Stefano Maffulli, directeur exécutif de l’OSI, a souligné l’importance de cette définition pour lutter contre l’open washing, une pratique consistant pour les entreprises à revendiquer l’ouverture sans respecter de véritables normes en la matière.
Les puristes et les grandes entreprises mécontentes de cette définition
« Si une entreprise dit qu’elle est open source, elle doit porter les valeurs de la définition de l’open source » dit il.
A Vienne (Autriche) dans le cadre du Open Source Summit Europe, M. Mafulli m’a expliqué que les puristes de l’open source n’étaient pas les seuls à être mécontents de la définition de l’IA proposée par l’OSI.
Les autres mécontents « sont des entreprises, qui considèrent leurs programmes de formation et la manière dont elles gèrent la formation, assemblent et filtrent les ensembles de données et créent des ensembles de données comme des secrets commerciaux.
Elles ne veulent pas les divulguer.

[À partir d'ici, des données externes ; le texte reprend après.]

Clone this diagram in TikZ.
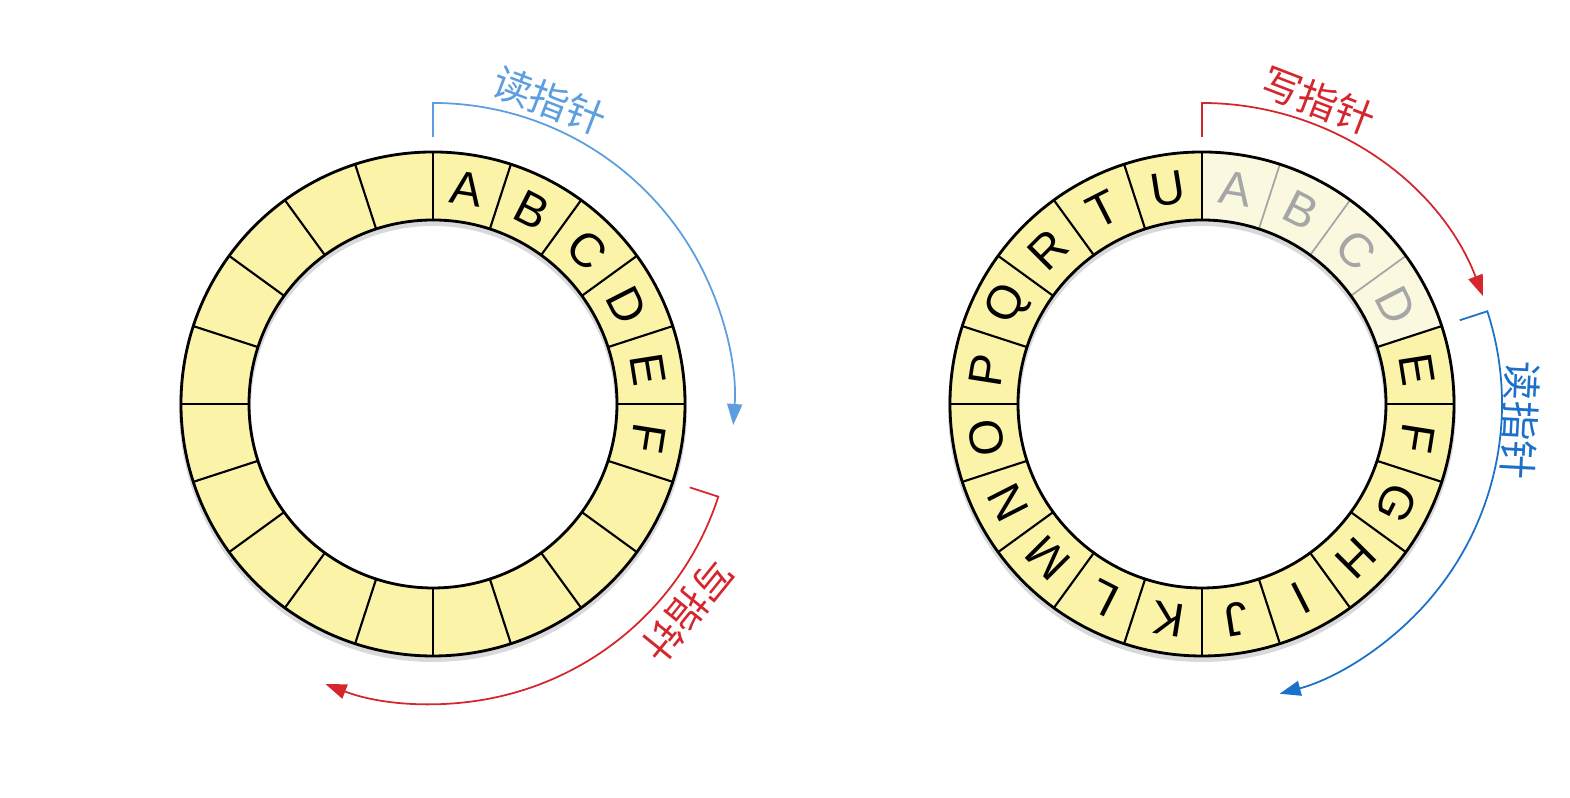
\documentclass[tikz,border=0pt]{standalone}
\usepackage{fontspec}
\setsansfont{Liberation Sans}
\newfontfamily\cjk{Noto Sans CJK SC}
\usepackage{xcolor}
\usetikzlibrary{arrows.meta, calc}

\definecolor{cellyellow}{RGB}{250,243,168}
\definecolor{cellfaded}{RGB}{250,248,222}
\definecolor{ptrred}{RGB}{212,38,44}
\definecolor{readblue}{RGB}{92,158,222}
\definecolor{readdark}{RGB}{28,112,200}

\begin{document}
\begin{tikzpicture}[>={Triangle[length=2.1mm, width=1.5mm]},
  every node/.style={font=\sffamily\fontsize{13.5}{14}\selectfont},
  ptrlabel/.style={font=\cjk\fontsize{11.2}{12}\selectfont},
  ptrline/.style={line width=0.5pt}]
  \useasboundingbox (0,0) rectangle (15.70,7.98);
  \coordinate (L) at (4.33,3.94);
  \coordinate (R) at (12.02,3.94);

  % ring shadows and fill
  \foreach \c in {L,R} {
    \fill[black, opacity=0.15, even odd rule] ($(\c)+(0,-0.04)$) circle (2.54) ($(\c)+(0,-0.04)$) circle (1.82);
    \fill[cellyellow, even odd rule] (\c) circle (2.52) (\c) circle (1.84);
  }
  % read-out cells on the right ring
  \fill[cellfaded] ($(R)+(90:2.52)$) arc (90:18:2.52) -- ($(R)+(18:1.84)$) arc (18:90:1.84) -- cycle;

  % cell borders
  \foreach \a in {0,18,...,342}
    \draw[line width=0.6pt] ($(L)+(\a:1.84)$) -- ($(L)+(\a:2.52)$);
  \foreach \a in {0,18,90,108,...,342}
    \draw[line width=0.6pt] ($(R)+(\a:1.84)$) -- ($(R)+(\a:2.52)$);
  \foreach \a in {36,54,72}
    \draw[black!35, line width=0.5pt] ($(R)+(\a:1.84)$) -- ($(R)+(\a:2.52)$);
  \foreach \c in {L,R}
    \draw[line width=0.8pt] (\c) circle (2.52) (\c) circle (1.84);

  % letters
  \foreach \t [count=\i from 0] in {A,B,C,D,E,F}
    \node[rotate=-9-18*\i] (l-\i) at ($(L)+(81-18*\i:2.18)$) {\t};
  \foreach \t [count=\i from 0] in {A,B,C,D}
    \node[black!35, rotate=-9-18*\i] (r-\i) at ($(R)+(81-18*\i:2.18)$) {\t};
  \foreach \t [count=\i from 4] in {E,F,G,H,I,J,K,L,M,N,O,P,Q,R,T,U}
    \node[rotate=-9-18*\i] (r-\i) at ($(R)+(81-18*\i:2.18)$) {\t};

  % left pointers
  \coordinate (lr0) at ($(L)+(90:2.67)$);
  \coordinate (lr1) at ($(L)+(90:3.01)$);
  \draw[ptrline, readblue, ->] (lr0) -- (lr1) arc (90:-4:3.01);
  \node[ptrlabel, readblue, rotate=-21] (lread) at ($(L)+(69:3.25)$) {读指针};
  \coordinate (lw0) at ($(L)+(-18:2.70)$);
  \coordinate (lw1) at ($(L)+(-18:3.00)$);
  \draw[ptrline, ptrred, ->] (lw0) -- (lw1) arc (-18:-111:3.00);
  \node[ptrlabel, ptrred, rotate=-129] (lwrite) at ($(L)+(-39:3.28)$) {写指针};

  % right pointers
  \coordinate (rw0) at ($(R)+(90:2.67)$);
  \coordinate (rw1) at ($(R)+(90:3.01)$);
  \draw[ptrline, ptrred, ->] (rw0) -- (rw1) arc (90:21:3.01);
  \node[ptrlabel, ptrred, rotate=-21] (rwrite) at ($(R)+(69:3.25)$) {写指针};
  \coordinate (rr0) at ($(R)+(18:2.71)$);
  \coordinate (rr1) at ($(R)+(18:3.00)$);
  \draw[ptrline, readdark, ->] (rr0) -- (rr1) arc (18:-75:3.00);
  \node[ptrlabel, readdark, rotate=-93] (rread) at ($(R)+(-3:3.19)$) {读指针};
\end{tikzpicture}
\end{document}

C’est un vieil argument que nous avons entendu dans les années 90 lorsque Microsoft ne voulait pas divulguer son code source.
Un code compréhensible et du Copyleft
En outre, la RC1 comporte deux nouvelles fonctionnalités.
- La première est que le code IA open source doit être suffisant pour que les destinataires en aval puissent comprendre comment l’apprentissage du langage machine a été effectué. La formation est le lieu de l’innovation et, selon l’OSI, c’est « la raison pour laquelle les entreprises ne publient pas leur code de formation et de traitement des données ».
Compte tenu de l’état actuel des connaissances et des pratiques, cela est nécessaire pour faire évoluer les systèmes d’IA. - Enfin, le nouveau texte reconnaît que les créateurs peuvent exiger du Copyleft pour le code, les données et les paramètres de l’IA en libre accès, soit individuellement, soit sous forme de combinaisons groupées.
Par exemple, si un « consortium détenant des droits sur un code d’entraînement et un ensemble de données décidait de distribuer le code et les données groupés avec des conditions juridiques qui lient les deux ensemble, avec des dispositions similaires au copyleft ».
L’OSI ajoute que « ce type de document juridique n’existe pas encore, mais le scénario est suffisamment plausible pour qu’il mérite d’être pris en considération ».
Ne croyez pas que la définition soit déjà arrêtée. Ce n’est pas le cas.
Un texte en évolution
L’OSI à partir de maintenant s’efforcera de corriger les bogues. L’OSI admet qu’il peut encore y avoir « des défauts majeurs qui peuvent nécessiter des réécritures significatives du texte ». Toutefois, l’accent sera mis sur la documentation d’accompagnement.
En outre, l’OSI « s’est rendu compte que, dans notre empressement à résoudre le problème des données qui doivent être fournies mais que le propriétaire du modèle ne peut pas fournir pour de bonnes raisons, nous n’avons pas réussi à faire comprendre l’exigence fondamentale selon laquelle « si vous pouvez partager les données, vous devez le faire » ».
Si tout se passe bien, l’OSI prévoit de publier la version finale 1.0 de la définition de l’IA Open Source lors de la conférence All Things Open le 28 octobre 2024. Accrochez-vous, les amis. Nous y arrivons.